British-bred Thoroughbred racehorse

Sindon was a British-bred, Irish-trained Thoroughbred racehorse who won the 1958 Irish Derby.

==Background==
Sindon was a chestnut horse bred in the United Kingdom by Anne Biddle. Mrs Biddle sent her colt into training with Michael Dawson.

==Racing career==
As a three-year-old in 1958, Sindon finished second to the subsequent Epsom Derby winner Hard Ridden in the Irish 2000 Guineas at the Curragh. In the Irish Derby at the same course in June he was ridden by Liam Ward and started at odds of 100/8 in a 12-runner field.

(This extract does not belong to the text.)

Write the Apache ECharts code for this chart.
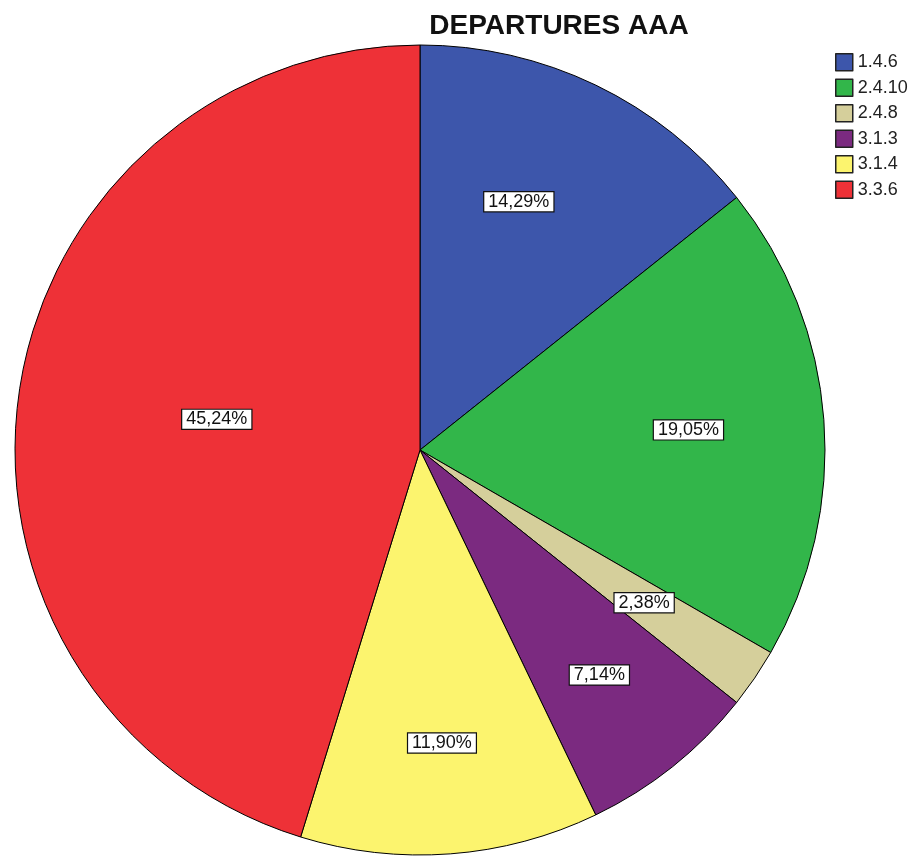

He won by a short head from Paddy's Point, who had finished second to Hard Ridden at Epsom, with Royal Highway in third. Later in the year he finished second to Royal Highway in the Irish St Leger and was then sent to England where he finished second to the filly Bella Paola in the Champion Stakes.

==Stud record==
After his retirement from racing, Sindon stood as a breeding stallion in Europe, the United States and Japan.